■ **What is being asked**
Reproduce nothing except the lines between the line with "Write the React, TypeScript" and the line with "const fmt = (v: number)", both ends included, and please leave out pictures.

Source code of charts:
□ □ □ □ □ □ □
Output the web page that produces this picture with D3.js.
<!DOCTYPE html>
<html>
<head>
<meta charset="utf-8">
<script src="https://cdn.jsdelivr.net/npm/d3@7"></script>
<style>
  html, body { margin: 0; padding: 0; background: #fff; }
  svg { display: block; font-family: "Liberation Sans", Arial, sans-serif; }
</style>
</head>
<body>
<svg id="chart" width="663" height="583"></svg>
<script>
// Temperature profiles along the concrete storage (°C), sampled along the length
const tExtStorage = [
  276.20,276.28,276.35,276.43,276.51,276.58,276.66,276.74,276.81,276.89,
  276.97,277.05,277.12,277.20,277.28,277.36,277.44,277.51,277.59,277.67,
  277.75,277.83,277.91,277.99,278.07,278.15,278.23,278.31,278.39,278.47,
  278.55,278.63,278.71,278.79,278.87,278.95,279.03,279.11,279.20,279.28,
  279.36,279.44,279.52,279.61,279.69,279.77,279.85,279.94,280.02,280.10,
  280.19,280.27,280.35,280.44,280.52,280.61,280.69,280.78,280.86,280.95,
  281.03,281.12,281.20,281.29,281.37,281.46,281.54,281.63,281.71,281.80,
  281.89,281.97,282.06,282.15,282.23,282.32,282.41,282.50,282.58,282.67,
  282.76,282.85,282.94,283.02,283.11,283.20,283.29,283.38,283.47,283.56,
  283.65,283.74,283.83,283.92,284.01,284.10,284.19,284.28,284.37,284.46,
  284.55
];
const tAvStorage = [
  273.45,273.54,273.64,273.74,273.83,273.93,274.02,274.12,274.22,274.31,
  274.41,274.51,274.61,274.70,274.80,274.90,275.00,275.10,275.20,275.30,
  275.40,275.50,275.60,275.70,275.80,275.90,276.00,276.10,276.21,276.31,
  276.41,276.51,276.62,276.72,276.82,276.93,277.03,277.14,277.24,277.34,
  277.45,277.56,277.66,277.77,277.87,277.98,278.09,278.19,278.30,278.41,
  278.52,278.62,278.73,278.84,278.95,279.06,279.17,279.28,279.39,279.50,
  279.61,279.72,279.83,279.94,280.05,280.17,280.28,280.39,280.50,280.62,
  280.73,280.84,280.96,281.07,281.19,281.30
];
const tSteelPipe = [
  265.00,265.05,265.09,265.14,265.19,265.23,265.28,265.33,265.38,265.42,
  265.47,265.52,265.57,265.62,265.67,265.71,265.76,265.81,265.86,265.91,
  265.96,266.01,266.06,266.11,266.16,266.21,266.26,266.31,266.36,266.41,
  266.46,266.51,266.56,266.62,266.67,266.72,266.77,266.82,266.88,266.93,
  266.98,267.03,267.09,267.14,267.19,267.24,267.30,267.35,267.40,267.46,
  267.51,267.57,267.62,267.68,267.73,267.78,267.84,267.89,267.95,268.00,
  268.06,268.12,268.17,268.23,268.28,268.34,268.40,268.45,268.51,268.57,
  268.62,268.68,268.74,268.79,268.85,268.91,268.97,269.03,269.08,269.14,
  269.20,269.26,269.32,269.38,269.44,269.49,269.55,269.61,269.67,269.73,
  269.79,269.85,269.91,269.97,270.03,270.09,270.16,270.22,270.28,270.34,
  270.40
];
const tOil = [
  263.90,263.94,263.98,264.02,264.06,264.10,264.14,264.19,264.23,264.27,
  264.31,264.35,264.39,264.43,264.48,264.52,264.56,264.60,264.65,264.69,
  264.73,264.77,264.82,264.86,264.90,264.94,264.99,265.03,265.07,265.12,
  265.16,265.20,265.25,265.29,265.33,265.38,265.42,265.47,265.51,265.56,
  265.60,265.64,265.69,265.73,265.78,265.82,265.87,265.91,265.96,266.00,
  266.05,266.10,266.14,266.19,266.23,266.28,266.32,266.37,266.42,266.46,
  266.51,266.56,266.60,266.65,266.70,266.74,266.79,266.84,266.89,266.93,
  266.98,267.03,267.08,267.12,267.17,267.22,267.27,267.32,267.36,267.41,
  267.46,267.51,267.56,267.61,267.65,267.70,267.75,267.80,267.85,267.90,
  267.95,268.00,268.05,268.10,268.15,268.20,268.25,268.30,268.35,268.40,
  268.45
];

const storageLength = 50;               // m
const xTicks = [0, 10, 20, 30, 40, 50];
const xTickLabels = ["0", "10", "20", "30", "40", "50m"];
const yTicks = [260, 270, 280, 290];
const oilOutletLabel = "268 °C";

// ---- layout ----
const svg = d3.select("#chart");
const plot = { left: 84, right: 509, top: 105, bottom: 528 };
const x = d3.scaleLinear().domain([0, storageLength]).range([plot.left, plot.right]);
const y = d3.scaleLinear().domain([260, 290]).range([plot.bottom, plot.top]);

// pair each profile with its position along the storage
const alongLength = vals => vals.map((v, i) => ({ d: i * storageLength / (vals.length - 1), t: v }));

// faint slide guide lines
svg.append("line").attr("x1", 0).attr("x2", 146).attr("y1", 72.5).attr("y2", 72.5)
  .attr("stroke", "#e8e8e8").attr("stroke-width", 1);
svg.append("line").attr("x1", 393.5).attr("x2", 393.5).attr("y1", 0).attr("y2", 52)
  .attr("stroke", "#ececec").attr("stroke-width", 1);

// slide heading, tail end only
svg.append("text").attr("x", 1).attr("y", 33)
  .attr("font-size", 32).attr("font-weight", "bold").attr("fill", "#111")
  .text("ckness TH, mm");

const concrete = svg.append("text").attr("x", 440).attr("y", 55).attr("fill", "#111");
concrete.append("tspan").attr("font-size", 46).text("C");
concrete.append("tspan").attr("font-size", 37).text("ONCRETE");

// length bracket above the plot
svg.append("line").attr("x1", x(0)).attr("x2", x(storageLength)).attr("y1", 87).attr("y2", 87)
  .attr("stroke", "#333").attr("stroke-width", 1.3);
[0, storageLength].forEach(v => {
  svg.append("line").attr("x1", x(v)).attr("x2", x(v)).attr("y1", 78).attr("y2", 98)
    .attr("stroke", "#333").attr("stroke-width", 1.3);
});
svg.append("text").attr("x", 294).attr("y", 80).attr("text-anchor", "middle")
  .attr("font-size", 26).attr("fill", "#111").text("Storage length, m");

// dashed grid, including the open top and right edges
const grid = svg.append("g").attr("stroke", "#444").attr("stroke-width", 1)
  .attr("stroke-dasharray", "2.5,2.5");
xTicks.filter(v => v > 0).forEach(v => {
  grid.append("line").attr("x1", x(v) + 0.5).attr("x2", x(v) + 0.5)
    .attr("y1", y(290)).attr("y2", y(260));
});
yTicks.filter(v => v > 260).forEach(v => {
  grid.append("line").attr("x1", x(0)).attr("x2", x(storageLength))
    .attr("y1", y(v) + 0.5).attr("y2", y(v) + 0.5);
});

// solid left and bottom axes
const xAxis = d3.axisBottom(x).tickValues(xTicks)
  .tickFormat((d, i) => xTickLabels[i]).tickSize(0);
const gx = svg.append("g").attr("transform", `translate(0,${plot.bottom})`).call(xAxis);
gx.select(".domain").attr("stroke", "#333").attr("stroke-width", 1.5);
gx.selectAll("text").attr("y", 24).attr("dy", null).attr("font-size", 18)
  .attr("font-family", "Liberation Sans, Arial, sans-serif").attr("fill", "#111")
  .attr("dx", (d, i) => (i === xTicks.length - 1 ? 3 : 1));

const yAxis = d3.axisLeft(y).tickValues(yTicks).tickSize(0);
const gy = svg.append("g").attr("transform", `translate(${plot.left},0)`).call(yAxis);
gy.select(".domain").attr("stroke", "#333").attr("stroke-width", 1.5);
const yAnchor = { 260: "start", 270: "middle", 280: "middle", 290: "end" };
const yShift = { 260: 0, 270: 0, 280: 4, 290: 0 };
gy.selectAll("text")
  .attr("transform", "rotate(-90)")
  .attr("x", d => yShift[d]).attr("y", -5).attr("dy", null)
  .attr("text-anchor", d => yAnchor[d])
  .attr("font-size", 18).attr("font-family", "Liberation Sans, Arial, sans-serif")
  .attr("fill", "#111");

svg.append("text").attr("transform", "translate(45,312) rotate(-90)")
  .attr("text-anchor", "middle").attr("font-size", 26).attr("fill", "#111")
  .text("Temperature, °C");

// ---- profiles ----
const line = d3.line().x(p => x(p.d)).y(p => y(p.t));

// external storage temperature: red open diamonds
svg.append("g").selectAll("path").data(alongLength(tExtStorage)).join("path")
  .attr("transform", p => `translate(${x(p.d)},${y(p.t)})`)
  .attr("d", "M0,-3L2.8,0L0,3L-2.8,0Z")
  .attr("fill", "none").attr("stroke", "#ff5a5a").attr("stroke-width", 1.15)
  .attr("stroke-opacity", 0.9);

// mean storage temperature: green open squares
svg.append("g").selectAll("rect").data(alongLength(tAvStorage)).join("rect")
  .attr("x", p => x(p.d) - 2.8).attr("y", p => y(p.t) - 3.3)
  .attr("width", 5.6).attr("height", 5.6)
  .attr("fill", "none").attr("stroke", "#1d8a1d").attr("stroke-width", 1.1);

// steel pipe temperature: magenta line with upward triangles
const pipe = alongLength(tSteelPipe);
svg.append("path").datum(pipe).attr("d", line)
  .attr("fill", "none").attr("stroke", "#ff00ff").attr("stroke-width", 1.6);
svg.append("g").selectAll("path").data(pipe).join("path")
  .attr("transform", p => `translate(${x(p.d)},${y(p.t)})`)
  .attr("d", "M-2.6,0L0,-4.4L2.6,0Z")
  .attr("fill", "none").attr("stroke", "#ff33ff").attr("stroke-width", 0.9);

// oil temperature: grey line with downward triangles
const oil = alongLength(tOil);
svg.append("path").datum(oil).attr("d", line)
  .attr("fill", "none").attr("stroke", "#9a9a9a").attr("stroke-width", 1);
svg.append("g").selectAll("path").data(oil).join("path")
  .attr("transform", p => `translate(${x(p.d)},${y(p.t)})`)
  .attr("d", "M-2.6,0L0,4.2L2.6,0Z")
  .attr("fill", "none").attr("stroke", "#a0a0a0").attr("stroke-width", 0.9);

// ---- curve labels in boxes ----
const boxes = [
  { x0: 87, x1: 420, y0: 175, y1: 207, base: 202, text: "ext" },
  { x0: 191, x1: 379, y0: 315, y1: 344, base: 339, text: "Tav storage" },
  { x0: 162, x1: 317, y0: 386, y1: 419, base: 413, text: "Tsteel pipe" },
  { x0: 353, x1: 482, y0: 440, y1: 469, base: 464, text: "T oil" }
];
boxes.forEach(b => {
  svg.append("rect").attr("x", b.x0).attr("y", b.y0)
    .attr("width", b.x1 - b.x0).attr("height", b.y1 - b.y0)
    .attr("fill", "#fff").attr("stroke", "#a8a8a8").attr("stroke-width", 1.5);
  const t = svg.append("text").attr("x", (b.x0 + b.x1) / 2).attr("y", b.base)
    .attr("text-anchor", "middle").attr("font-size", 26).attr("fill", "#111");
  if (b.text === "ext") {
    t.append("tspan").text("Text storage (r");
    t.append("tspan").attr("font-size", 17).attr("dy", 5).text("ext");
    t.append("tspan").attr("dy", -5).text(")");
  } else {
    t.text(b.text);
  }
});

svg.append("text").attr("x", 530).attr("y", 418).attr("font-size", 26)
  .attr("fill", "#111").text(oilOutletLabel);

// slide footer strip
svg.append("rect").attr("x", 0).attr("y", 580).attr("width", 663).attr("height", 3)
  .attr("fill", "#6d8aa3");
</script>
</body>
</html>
□ □ □ □ □ □ □
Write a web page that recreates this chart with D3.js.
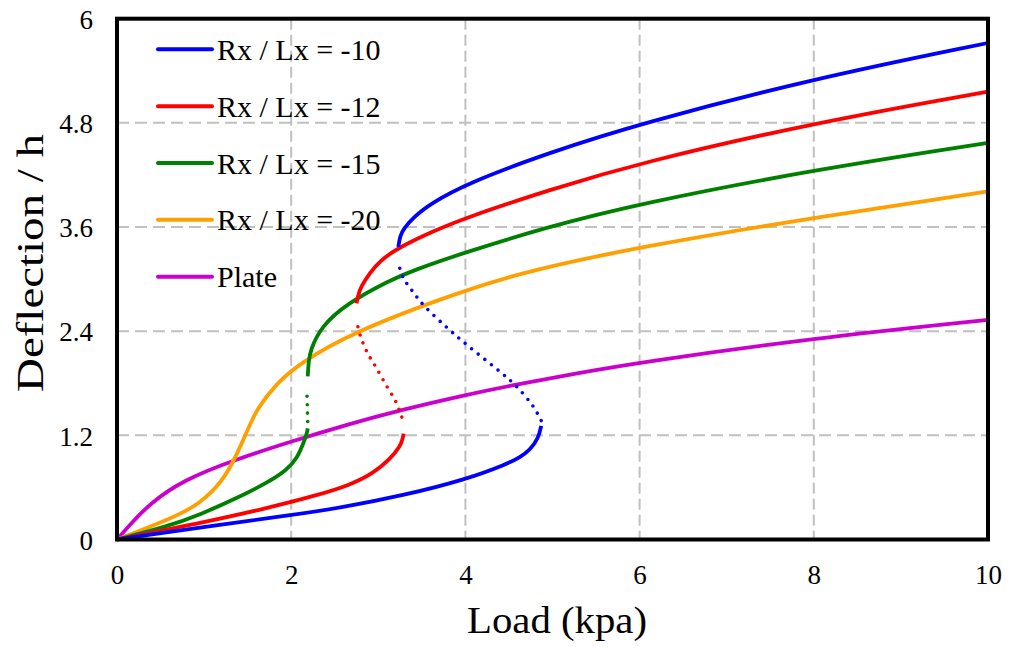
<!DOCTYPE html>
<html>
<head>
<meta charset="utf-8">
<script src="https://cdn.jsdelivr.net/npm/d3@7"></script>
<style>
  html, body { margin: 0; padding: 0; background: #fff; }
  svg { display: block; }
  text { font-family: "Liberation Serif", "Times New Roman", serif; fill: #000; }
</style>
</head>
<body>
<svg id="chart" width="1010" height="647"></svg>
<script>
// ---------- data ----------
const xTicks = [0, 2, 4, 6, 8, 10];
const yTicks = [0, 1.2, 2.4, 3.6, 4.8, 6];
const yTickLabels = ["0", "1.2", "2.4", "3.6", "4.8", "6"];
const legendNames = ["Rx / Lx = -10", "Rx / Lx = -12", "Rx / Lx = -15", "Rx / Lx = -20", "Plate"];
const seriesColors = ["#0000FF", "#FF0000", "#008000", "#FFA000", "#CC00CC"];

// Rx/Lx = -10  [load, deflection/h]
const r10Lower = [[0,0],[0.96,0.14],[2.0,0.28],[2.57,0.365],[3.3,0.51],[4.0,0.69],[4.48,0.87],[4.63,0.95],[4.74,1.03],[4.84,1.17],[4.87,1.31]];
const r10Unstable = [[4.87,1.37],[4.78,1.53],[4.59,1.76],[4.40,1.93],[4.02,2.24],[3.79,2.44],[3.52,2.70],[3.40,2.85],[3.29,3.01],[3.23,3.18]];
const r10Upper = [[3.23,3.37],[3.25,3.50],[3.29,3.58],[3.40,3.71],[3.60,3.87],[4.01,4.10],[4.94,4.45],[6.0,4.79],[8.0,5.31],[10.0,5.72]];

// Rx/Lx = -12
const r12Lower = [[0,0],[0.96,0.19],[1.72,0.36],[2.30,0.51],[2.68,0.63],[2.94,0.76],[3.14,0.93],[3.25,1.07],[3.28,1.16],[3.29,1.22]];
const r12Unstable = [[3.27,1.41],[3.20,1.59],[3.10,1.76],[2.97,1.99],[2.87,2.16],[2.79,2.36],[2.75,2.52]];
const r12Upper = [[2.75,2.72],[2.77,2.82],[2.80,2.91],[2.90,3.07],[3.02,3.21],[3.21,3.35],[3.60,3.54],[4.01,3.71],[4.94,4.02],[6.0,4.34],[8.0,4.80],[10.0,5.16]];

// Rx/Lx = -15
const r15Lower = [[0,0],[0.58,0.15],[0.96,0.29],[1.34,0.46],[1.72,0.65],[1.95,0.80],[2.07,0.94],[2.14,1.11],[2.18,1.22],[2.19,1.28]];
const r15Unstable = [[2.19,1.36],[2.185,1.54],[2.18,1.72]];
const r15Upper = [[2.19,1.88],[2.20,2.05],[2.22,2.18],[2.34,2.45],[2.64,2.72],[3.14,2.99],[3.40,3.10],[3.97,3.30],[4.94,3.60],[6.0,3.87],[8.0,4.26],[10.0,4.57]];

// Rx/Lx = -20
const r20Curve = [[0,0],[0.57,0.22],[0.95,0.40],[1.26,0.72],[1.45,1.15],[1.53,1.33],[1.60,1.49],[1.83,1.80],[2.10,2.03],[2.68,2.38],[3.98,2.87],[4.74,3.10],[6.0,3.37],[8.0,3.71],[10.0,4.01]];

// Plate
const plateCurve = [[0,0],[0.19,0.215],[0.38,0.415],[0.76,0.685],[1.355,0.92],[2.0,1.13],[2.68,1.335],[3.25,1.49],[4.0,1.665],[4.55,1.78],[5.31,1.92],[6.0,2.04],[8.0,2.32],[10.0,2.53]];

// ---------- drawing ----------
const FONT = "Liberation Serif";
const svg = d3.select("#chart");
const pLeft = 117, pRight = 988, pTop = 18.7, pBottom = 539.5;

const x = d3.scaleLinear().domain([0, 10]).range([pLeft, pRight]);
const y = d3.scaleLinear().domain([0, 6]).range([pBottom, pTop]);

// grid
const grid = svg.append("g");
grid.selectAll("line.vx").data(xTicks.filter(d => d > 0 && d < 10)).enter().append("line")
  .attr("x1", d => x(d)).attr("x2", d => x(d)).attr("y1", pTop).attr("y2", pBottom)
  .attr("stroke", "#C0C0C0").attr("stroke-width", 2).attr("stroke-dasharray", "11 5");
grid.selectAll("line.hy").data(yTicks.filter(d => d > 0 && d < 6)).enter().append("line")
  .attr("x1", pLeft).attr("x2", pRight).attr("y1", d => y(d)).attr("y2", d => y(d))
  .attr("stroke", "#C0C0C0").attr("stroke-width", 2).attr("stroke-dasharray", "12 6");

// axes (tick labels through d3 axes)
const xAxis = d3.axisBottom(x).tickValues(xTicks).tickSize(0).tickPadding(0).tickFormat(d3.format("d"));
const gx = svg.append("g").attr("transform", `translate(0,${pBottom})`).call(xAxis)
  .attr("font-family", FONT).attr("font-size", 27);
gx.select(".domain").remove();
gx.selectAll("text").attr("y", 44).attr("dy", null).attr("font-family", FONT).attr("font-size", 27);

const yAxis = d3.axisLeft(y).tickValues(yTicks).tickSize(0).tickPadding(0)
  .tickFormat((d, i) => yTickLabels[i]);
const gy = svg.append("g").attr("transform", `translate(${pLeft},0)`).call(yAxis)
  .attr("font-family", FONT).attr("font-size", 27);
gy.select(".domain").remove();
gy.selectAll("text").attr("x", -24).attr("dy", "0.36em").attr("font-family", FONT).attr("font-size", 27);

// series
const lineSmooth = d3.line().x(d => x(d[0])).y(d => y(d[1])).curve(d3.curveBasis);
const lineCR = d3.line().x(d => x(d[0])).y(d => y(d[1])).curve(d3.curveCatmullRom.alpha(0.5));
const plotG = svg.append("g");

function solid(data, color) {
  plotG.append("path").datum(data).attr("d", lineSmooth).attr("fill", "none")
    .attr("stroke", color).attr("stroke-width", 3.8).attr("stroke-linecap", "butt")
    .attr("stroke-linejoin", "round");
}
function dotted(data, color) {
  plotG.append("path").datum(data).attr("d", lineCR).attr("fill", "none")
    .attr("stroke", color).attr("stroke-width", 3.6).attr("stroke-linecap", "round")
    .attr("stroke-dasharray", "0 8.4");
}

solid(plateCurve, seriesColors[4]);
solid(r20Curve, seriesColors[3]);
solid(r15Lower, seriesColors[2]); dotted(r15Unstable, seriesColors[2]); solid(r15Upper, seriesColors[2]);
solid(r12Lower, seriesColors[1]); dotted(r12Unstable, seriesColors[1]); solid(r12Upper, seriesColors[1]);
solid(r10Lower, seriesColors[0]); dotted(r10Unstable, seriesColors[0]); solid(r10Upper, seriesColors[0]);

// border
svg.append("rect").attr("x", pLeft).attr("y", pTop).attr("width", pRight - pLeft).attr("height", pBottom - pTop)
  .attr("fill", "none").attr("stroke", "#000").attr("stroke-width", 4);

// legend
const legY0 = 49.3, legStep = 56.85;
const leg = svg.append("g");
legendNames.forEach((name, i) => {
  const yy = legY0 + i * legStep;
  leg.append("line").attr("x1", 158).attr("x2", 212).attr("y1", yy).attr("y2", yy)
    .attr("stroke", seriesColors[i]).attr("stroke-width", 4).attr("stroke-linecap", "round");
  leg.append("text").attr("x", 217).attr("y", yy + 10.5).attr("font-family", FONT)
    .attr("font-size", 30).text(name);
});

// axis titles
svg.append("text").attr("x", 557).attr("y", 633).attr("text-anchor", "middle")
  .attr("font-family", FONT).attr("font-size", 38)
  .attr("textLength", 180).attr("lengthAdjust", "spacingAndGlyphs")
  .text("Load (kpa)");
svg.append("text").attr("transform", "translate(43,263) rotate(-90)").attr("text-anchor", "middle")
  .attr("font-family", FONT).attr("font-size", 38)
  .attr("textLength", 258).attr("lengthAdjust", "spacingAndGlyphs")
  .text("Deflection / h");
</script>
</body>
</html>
□ □ □ □ □ □ □
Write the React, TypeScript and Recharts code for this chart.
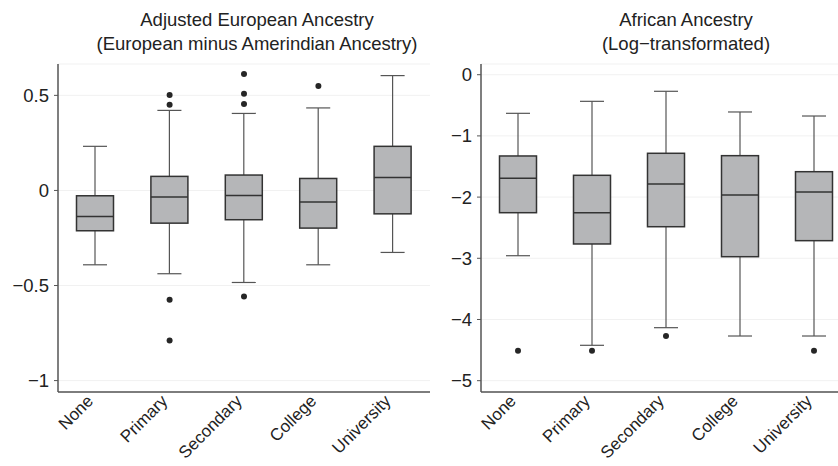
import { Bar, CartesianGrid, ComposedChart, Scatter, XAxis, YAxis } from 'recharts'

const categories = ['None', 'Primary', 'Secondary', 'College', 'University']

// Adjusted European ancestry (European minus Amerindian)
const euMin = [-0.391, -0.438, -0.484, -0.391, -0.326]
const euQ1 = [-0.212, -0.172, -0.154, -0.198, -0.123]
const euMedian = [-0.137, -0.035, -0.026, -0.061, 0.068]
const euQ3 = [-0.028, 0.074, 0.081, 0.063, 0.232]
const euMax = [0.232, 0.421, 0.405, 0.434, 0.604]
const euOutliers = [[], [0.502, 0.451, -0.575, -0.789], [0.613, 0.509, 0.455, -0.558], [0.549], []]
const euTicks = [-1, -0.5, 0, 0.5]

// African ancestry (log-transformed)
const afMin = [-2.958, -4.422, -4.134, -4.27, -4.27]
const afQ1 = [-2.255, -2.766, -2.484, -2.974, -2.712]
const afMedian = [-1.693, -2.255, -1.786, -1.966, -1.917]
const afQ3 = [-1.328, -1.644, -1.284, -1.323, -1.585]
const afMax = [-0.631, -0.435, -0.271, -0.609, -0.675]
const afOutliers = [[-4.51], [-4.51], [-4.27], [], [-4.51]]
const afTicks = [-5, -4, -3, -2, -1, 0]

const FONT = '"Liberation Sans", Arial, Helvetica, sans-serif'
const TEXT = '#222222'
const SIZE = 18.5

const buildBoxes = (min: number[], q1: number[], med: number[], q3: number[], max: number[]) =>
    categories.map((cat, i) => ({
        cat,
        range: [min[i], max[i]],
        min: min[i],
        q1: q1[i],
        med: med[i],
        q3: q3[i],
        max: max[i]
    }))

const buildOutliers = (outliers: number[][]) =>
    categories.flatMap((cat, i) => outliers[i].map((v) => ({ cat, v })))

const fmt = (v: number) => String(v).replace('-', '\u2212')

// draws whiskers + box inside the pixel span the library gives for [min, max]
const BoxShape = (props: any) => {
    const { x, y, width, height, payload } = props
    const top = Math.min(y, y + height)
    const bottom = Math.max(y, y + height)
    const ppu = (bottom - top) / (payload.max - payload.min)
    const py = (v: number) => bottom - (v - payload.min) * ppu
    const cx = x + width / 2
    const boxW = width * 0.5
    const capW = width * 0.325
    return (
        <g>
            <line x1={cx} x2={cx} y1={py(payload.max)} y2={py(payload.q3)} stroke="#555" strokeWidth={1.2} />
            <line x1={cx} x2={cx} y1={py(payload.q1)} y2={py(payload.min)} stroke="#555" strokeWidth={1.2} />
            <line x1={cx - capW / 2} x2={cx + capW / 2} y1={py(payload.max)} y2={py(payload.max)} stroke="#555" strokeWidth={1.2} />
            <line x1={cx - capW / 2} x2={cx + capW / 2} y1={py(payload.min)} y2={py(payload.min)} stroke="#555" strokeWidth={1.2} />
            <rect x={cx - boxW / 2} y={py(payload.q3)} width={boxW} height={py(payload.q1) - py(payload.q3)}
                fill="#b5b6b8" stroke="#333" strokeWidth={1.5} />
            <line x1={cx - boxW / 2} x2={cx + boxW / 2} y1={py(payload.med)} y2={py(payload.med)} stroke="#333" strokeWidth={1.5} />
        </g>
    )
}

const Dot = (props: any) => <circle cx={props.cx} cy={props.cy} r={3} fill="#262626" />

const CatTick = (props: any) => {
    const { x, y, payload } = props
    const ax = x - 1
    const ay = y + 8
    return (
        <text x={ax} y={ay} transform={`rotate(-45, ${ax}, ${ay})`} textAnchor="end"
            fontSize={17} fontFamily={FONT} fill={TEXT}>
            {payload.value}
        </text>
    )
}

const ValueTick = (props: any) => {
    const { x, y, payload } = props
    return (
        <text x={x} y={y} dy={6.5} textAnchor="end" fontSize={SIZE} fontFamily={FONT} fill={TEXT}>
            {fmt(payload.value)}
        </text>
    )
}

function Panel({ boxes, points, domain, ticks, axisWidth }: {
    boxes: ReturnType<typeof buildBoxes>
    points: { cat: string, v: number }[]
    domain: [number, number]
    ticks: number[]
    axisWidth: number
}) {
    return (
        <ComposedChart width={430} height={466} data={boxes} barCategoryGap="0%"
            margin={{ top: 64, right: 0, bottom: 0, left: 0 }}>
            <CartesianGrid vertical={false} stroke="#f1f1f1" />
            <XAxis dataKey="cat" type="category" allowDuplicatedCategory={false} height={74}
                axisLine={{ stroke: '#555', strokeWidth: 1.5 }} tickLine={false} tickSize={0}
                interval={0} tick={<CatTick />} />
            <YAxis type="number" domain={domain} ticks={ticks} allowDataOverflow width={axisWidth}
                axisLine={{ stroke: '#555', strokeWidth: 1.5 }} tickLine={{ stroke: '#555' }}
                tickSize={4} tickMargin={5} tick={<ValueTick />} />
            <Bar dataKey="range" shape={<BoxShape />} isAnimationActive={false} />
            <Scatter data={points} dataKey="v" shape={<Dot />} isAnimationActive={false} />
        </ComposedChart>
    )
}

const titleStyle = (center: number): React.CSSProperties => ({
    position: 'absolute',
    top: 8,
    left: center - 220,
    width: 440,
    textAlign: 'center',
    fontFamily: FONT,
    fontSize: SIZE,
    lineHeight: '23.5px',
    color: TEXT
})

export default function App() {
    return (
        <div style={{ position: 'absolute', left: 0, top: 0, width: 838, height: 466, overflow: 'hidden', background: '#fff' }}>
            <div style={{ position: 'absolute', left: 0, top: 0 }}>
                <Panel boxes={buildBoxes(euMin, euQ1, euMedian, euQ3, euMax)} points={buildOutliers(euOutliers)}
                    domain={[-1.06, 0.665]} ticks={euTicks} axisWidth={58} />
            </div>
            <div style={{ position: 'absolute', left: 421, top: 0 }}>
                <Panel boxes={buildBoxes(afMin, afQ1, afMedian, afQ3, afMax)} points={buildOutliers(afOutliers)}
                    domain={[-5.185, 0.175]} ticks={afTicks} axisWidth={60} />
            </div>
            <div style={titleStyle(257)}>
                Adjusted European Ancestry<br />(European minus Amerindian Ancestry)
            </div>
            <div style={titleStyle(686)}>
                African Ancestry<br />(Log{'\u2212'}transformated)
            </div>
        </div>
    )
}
□ □ □ □ □ □ □
■ **The output**
Write the React, TypeScript and Recharts code for this chart.
import { Bar, CartesianGrid, ComposedChart, Scatter, XAxis, YAxis } from 'recharts'

const categories = ['None', 'Primary', 'Secondary', 'College', 'University']

// Adjusted European ancestry (European minus Amerindian)
const euMin = [-0.391, -0.438, -0.484, -0.391, -0.326]
const euQ1 = [-0.212, -0.172, -0.154, -0.198, -0.123]
const euMedian = [-0.137, -0.035, -0.026, -0.061, 0.068]
const euQ3 = [-0.028, 0.074, 0.081, 0.063, 0.232]
const euMax = [0.232, 0.421, 0.405, 0.434, 0.604]
const euOutliers = [[], [0.502, 0.451, -0.575, -0.789], [0.613, 0.509, 0.455, -0.558], [0.549], []]
const euTicks = [-1, -0.5, 0, 0.5]

// African ancestry (log-transformed)
const afMin = [-2.958, -4.422, -4.134, -4.27, -4.27]
const afQ1 = [-2.255, -2.766, -2.484, -2.974, -2.712]
const afMedian = [-1.693, -2.255, -1.786, -1.966, -1.917]
const afQ3 = [-1.328, -1.644, -1.284, -1.323, -1.585]
const afMax = [-0.631, -0.435, -0.271, -0.609, -0.675]
const afOutliers = [[-4.51], [-4.51], [-4.27], [], [-4.51]]
const afTicks = [-5, -4, -3, -2, -1, 0]

const FONT = '"Liberation Sans", Arial, Helvetica, sans-serif'
const TEXT = '#222222'
const SIZE = 18.5

const buildBoxes = (min: number[], q1: number[], med: number[], q3: number[], max: number[]) =>
    categories.map((cat, i) => ({
        cat,
        range: [min[i], max[i]],
        min: min[i],
        q1: q1[i],
        med: med[i],
        q3: q3[i],
        max: max[i]
    }))

const buildOutliers = (outliers: number[][]) =>
    categories.flatMap((cat, i) => outliers[i].map((v) => ({ cat, v })))

const fmt = (v: number) => String(v).replace('-', '\u2212')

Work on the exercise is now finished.